Exercise
Leave out every picture, then transcribe the rest of the listing exactly.
---*---
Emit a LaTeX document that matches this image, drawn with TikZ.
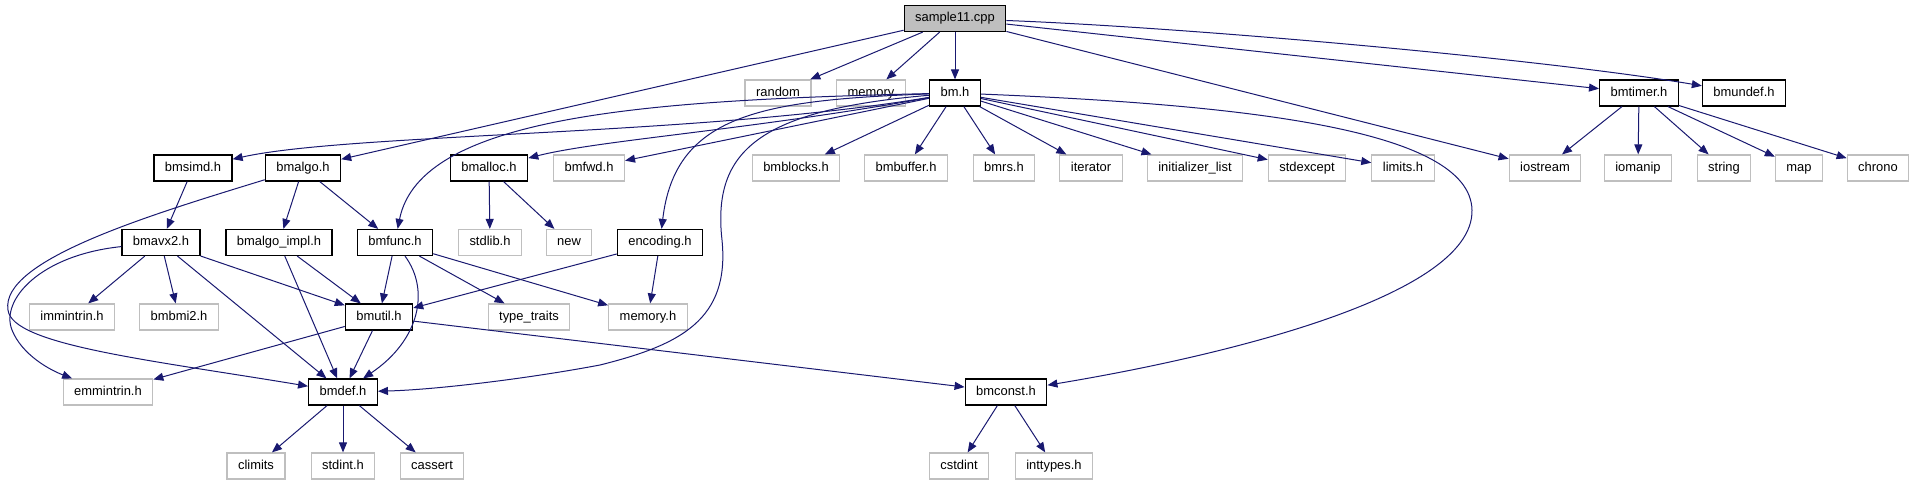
\documentclass[tikz,border=0pt]{standalone}
\usepackage{fontspec}
\setmainfont{Liberation Sans}
\usepackage{xcolor}
\usepackage{tikz}
\usetikzlibrary{arrows.meta}
\definecolor{DoxyBlue}{RGB}{25,25,112}
\definecolor{DoxyGrey}{RGB}{191,191,191}
\definecolor{DoxyFill}{RGB}{191,191,191}

\begin{document}
\begin{tikzpicture}[x=0.75pt, y=-0.75pt,
    usrfile/.style={draw=black, line width=0.9pt, fill=white, rectangle, inner xsep=8.25pt, inner ysep=0pt, text height=7pt, text depth=2pt, minimum height=19.5pt, font=\fontsize{9.7}{11}\selectfont},
    sysfile/.style={usrfile, draw=DoxyGrey},
    incl/.style={-{Triangle[length=7.5pt,width=6pt]}, draw=DoxyBlue, fill=none, line width=0.75pt}]
    \useasboundingbox (0,0) rectangle (1914,485);

    \node (Sample) [usrfile, fill=DoxyFill] at (955,18.5) {sample11.cpp};

    \node (Random) [sysfile] at (778,93) {random};
    \node (Memory) [sysfile] at (871,93) {memory};
    \node (Bm) [usrfile] at (955,93) {bm.h};
    \node (BmTimer) [usrfile] at (1639,93) {bmtimer.h};
    \node (BmUndef) [usrfile] at (1744,93) {bmundef.h};

    \node (BmSimd) [usrfile] at (193,168) {bmsimd.h};
    \node (BmAlgo) [usrfile] at (303,168) {bmalgo.h};
    \node (BmAlloc) [usrfile] at (489,168) {bmalloc.h};
    \node (BmFwd) [sysfile] at (589,168) {bmfwd.h};
    \node (BmBlocks) [sysfile] at (796,168) {bmblocks.h};
    \node (BmBuffer) [sysfile] at (906,168) {bmbuffer.h};
    \node (BmRs) [sysfile] at (1004,168) {bmrs.h};
    \node (Iterator) [sysfile] at (1091,168) {iterator};
    \node (InitList) [sysfile] at (1195,168) {initializer\_list};
    \node (StdExcept) [sysfile] at (1307,168) {stdexcept};
    \node (Limits) [sysfile] at (1403,168) {limits.h};
    \node (IoStream) [sysfile] at (1545,168) {iostream};
    \node (IoManip) [sysfile] at (1638,168) {iomanip};
    \node (String) [sysfile] at (1724,168) {string};
    \node (Map) [sysfile] at (1799,168) {map};
    \node (Chrono) [sysfile] at (1878,168) {chrono};

    \node (BmAvx2) [usrfile] at (161,242.5) {bmavx2.h};
    \node (BmAlgoImpl) [usrfile] at (279,242.5) {bmalgo\_impl.h};
    \node (BmFunc) [usrfile] at (395,242.5) {bmfunc.h};
    \node (StdLib) [sysfile] at (490,242.5) {stdlib.h};
    \node (New) [sysfile] at (569,242.5) {new};
    \node (Encoding) [usrfile] at (660,242.5) {encoding.h};

    \node (ImmIntrin) [sysfile] at (72,317) {immintrin.h};
    \node (BmBmi2) [sysfile] at (179,317) {bmbmi2.h};
    \node (BmUtil) [usrfile] at (379,317) {bmutil.h};
    \node (TypeTraits) [sysfile] at (529,317) {type\_traits};
    \node (MemoryH) [sysfile] at (648,317) {memory.h};

    \node (EmmIntrin) [sysfile] at (108,392) {emmintrin.h};
    \node (BmDef) [usrfile] at (343,392) {bmdef.h};
    \node (BmConst) [usrfile] at (1006,392) {bmconst.h};

    \node (CLimits) [sysfile] at (256,466) {climits};
    \node (StdInt) [sysfile] at (343,466) {stdint.h};
    \node (CAssert) [sysfile] at (432,466) {cassert};
    \node (CStdInt) [sysfile] at (959,466) {cstdint};
    \node (IntTypes) [sysfile] at (1054,466) {inttypes.h};

    \draw[incl] (Sample) -- (Random);
    \draw[incl] (Sample) -- (Memory);
    \draw[incl] (Sample) -- (Bm);
    \draw[incl] (Sample) -- (BmAlgo);
    \draw[incl] (Sample) -- (IoStream);
    \draw[incl] (Sample) -- (BmTimer);
    \draw[incl] (Sample) .. controls (1200,28) and (1550,60) .. (BmUndef);

    \draw[incl] (Bm) .. controls (700,136) and (350,133) .. (BmSimd);
    \draw[incl] (Bm) .. controls (750,130) and (600,140) .. (BmAlloc);
    \draw[incl] (Bm) -- (BmFwd);
    \draw[incl] (Bm) .. controls (650,100) and (420,115) .. (BmFunc);
    \draw[incl] (Bm) .. controls (760,100) and (675,115) .. (Encoding);
    \draw[incl] (Bm) .. controls (760,110) and (712,150) .. (722,240)
        .. controls (730,320) and (680,345) .. (600,365)
        .. controls (520,380) and (430,390) .. (BmDef);
    \draw[incl] (Bm) -- (BmBlocks);
    \draw[incl] (Bm) -- (BmBuffer);
    \draw[incl] (Bm) -- (BmRs);
    \draw[incl] (Bm) -- (Iterator);
    \draw[incl] (Bm) -- (InitList);
    \draw[incl] (Bm) -- (StdExcept);
    \draw[incl] (Bm) -- (Limits);
    \draw[incl] (Bm) .. controls (1250,105) and (1470,130) .. (1472,210)
        .. controls (1474,300) and (1200,360) .. (BmConst);

    \draw[incl] (BmTimer) -- (IoStream);
    \draw[incl] (BmTimer) -- (IoManip);
    \draw[incl] (BmTimer) -- (String);
    \draw[incl] (BmTimer) -- (Map);
    \draw[incl] (BmTimer) -- (Chrono);

    \draw[incl] (BmSimd) -- (BmAvx2);
    \draw[incl] (BmAlgo) -- (BmAlgoImpl);
    \draw[incl] (BmAlgo) -- (BmFunc);
    \draw[incl] (BmAlgo) .. controls (150,215) and (0,260) .. (8,310)
        .. controls (12,345) and (150,360) .. (BmDef);
    \draw[incl] (BmAlloc) -- (StdLib);
    \draw[incl] (BmAlloc) -- (New);

    \draw[incl] (BmAvx2) -- (ImmIntrin);
    \draw[incl] (BmAvx2) -- (BmBmi2);
    \draw[incl] (BmAvx2) -- (BmDef);
    \draw[incl] (BmAvx2) -- (BmUtil);
    \draw[incl] (BmAvx2) .. controls (40,255) and (0,300) .. (12,330)
        .. controls (22,355) and (50,370) .. (EmmIntrin);
    \draw[incl] (BmAlgoImpl) -- (BmUtil);
    \draw[incl] (BmAlgoImpl) -- (BmDef);
    \draw[incl] (BmFunc) -- (BmUtil);
    \draw[incl] (BmFunc) .. controls (430,290) and (420,340) .. (BmDef);
    \draw[incl] (BmFunc) -- (TypeTraits);
    \draw[incl] (BmFunc) -- (MemoryH);
    \draw[incl] (Encoding) -- (BmUtil);
    \draw[incl] (Encoding) -- (MemoryH);

    \draw[incl] (BmUtil) -- (EmmIntrin);
    \draw[incl] (BmUtil) -- (BmDef);
    \draw[incl] (BmUtil) -- (BmConst);

    \draw[incl] (BmDef) -- (CLimits);
    \draw[incl] (BmDef) -- (StdInt);
    \draw[incl] (BmDef) -- (CAssert);
    \draw[incl] (BmConst) -- (CStdInt);
    \draw[incl] (BmConst) -- (IntTypes);
\end{tikzpicture}
\end{document}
---*---
The solution
Emit a LaTeX document that matches this image, drawn with TikZ.
\documentclass[tikz,border=0pt]{standalone}
\usepackage{fontspec}
\setmainfont{Liberation Sans}
\usepackage{xcolor}
\usepackage{tikz}
\usetikzlibrary{arrows.meta}
\definecolor{DoxyBlue}{RGB}{25,25,112}
\definecolor{DoxyGrey}{RGB}{191,191,191}
\definecolor{DoxyFill}{RGB}{191,191,191}

\begin{document}
\begin{tikzpicture}[x=0.75pt, y=-0.75pt,
    usrfile/.style={draw=black, line width=0.9pt, fill=white, rectangle, inner xsep=8.25pt, inner ysep=0pt, text height=7pt, text depth=2pt, minimum height=19.5pt, font=\fontsize{9.7}{11}\selectfont},
    sysfile/.style={usrfile, draw=DoxyGrey},
    incl/.style={-{Triangle[length=7.5pt,width=6pt]}, draw=DoxyBlue, fill=none, line width=0.75pt}]
    \useasboundingbox (0,0) rectangle (1914,485);

    \node (Sample) [usrfile, fill=DoxyFill] at (955,18.5) {sample11.cpp};

    \node (Random) [sysfile] at (778,93) {random};
    \node (Memory) [sysfile] at (871,93) {memory};
    \node (Bm) [usrfile] at (955,93) {bm.h};
    \node (BmTimer) [usrfile] at (1639,93) {bmtimer.h};
    \node (BmUndef) [usrfile] at (1744,93) {bmundef.h};

    \node (BmSimd) [usrfile] at (193,168) {bmsimd.h};
    \node (BmAlgo) [usrfile] at (303,168) {bmalgo.h};
    \node (BmAlloc) [usrfile] at (489,168) {bmalloc.h};
    \node (BmFwd) [sysfile] at (589,168) {bmfwd.h};
    \node (BmBlocks) [sysfile] at (796,168) {bmblocks.h};
    \node (BmBuffer) [sysfile] at (906,168) {bmbuffer.h};
    \node (BmRs) [sysfile] at (1004,168) {bmrs.h};
    \node (Iterator) [sysfile] at (1091,168) {iterator};
    \node (InitList) [sysfile] at (1195,168) {initializer\_list};
    \node (StdExcept) [sysfile] at (1307,168) {stdexcept};
    \node (Limits) [sysfile] at (1403,168) {limits.h};
    \node (IoStream) [sysfile] at (1545,168) {iostream};
    \node (IoManip) [sysfile] at (1638,168) {iomanip};
    \node (String) [sysfile] at (1724,168) {string};
    \node (Map) [sysfile] at (1799,168) {map};
    \node (Chrono) [sysfile] at (1878,168) {chrono};

    \node (BmAvx2) [usrfile] at (161,242.5) {bmavx2.h};
    \node (BmAlgoImpl) [usrfile] at (279,242.5) {bmalgo\_impl.h};
    \node (BmFunc) [usrfile] at (395,242.5) {bmfunc.h};
    \node (StdLib) [sysfile] at (490,242.5) {stdlib.h};
    \node (New) [sysfile] at (569,242.5) {new};
    \node (Encoding) [usrfile] at (660,242.5) {encoding.h};

    \node (ImmIntrin) [sysfile] at (72,317) {immintrin.h};
    \node (BmBmi2) [sysfile] at (179,317) {bmbmi2.h};
    \node (BmUtil) [usrfile] at (379,317) {bmutil.h};
    \node (TypeTraits) [sysfile] at (529,317) {type\_traits};
    \node (MemoryH) [sysfile] at (648,317) {memory.h};

    \node (EmmIntrin) [sysfile] at (108,392) {emmintrin.h};
    \node (BmDef) [usrfile] at (343,392) {bmdef.h};
    \node (BmConst) [usrfile] at (1006,392) {bmconst.h};

    \node (CLimits) [sysfile] at (256,466) {climits};
    \node (StdInt) [sysfile] at (343,466) {stdint.h};
    \node (CAssert) [sysfile] at (432,466) {cassert};
    \node (CStdInt) [sysfile] at (959,466) {cstdint};
    \node (IntTypes) [sysfile] at (1054,466) {inttypes.h};

    \draw[incl] (Sample) -- (Random);
    \draw[incl] (Sample) -- (Memory);
    \draw[incl] (Sample) -- (Bm);
    \draw[incl] (Sample) -- (BmAlgo);
    \draw[incl] (Sample) -- (IoStream);
    \draw[incl] (Sample) -- (BmTimer);
    \draw[incl] (Sample) .. controls (1200,28) and (1550,60) .. (BmUndef);

    \draw[incl] (Bm) .. controls (700,136) and (350,133) .. (BmSimd);
    \draw[incl] (Bm) .. controls (750,130) and (600,140) .. (BmAlloc);
    \draw[incl] (Bm) -- (BmFwd);
    \draw[incl] (Bm) .. controls (650,100) and (420,115) .. (BmFunc);
    \draw[incl] (Bm) .. controls (760,100) and (675,115) .. (Encoding);
    \draw[incl] (Bm) .. controls (760,110) and (712,150) .. (722,240)
        .. controls (730,320) and (680,345) .. (600,365)
        .. controls (520,380) and (430,390) .. (BmDef);
    \draw[incl] (Bm) -- (BmBlocks);
    \draw[incl] (Bm) -- (BmBuffer);
    \draw[incl] (Bm) -- (BmRs);
    \draw[incl] (Bm) -- (Iterator);
    \draw[incl] (Bm) -- (InitList);
    \draw[incl] (Bm) -- (StdExcept);
    \draw[incl] (Bm) -- (Limits);
    \draw[incl] (Bm) .. controls (1250,105) and (1470,130) .. (1472,210)
        .. controls (1474,300) and (1200,360) .. (BmConst);

    \draw[incl] (BmTimer) -- (IoStream);
    \draw[incl] (BmTimer) -- (IoManip);
    \draw[incl] (BmTimer) -- (String);
    \draw[incl] (BmTimer) -- (Map);
    \draw[incl] (BmTimer) -- (Chrono);

    \draw[incl] (BmSimd) -- (BmAvx2);
    \draw[incl] (BmAlgo) -- (BmAlgoImpl);
    \draw[incl] (BmAlgo) -- (BmFunc);
    \draw[incl] (BmAlgo) .. controls (150,215) and (0,260) .. (8,310)
        .. controls (12,345) and (150,360) .. (BmDef);
    \draw[incl] (BmAlloc) -- (StdLib);
    \draw[incl] (BmAlloc) -- (New);

    \draw[incl] (BmAvx2) -- (ImmIntrin);
    \draw[incl] (BmAvx2) -- (BmBmi2);
    \draw[incl] (BmAvx2) -- (BmDef);
    \draw[incl] (BmAvx2) -- (BmUtil);
    \draw[incl] (BmAvx2) .. controls (40,255) and (0,300) .. (12,330)
        .. controls (22,355) and (50,370) .. (EmmIntrin);
    \draw[incl] (BmAlgoImpl) -- (BmUtil);
    \draw[incl] (BmAlgoImpl) -- (BmDef);
    \draw[incl] (BmFunc) -- (BmUtil);
    \draw[incl] (BmFunc) .. controls (430,290) and (420,340) .. (BmDef);
    \draw[incl] (BmFunc) -- (TypeTraits);
    \draw[incl] (BmFunc) -- (MemoryH);
    \draw[incl] (Encoding) -- (BmUtil);
    \draw[incl] (Encoding) -- (MemoryH);

    \draw[incl] (BmUtil) -- (EmmIntrin);
    \draw[incl] (BmUtil) -- (BmDef);
    \draw[incl] (BmUtil) -- (BmConst);

    \draw[incl] (BmDef) -- (CLimits);
    \draw[incl] (BmDef) -- (StdInt);
    \draw[incl] (BmDef) -- (CAssert);
    \draw[incl] (BmConst) -- (CStdInt);
    \draw[incl] (BmConst) -- (IntTypes);
\end{tikzpicture}
\end{document}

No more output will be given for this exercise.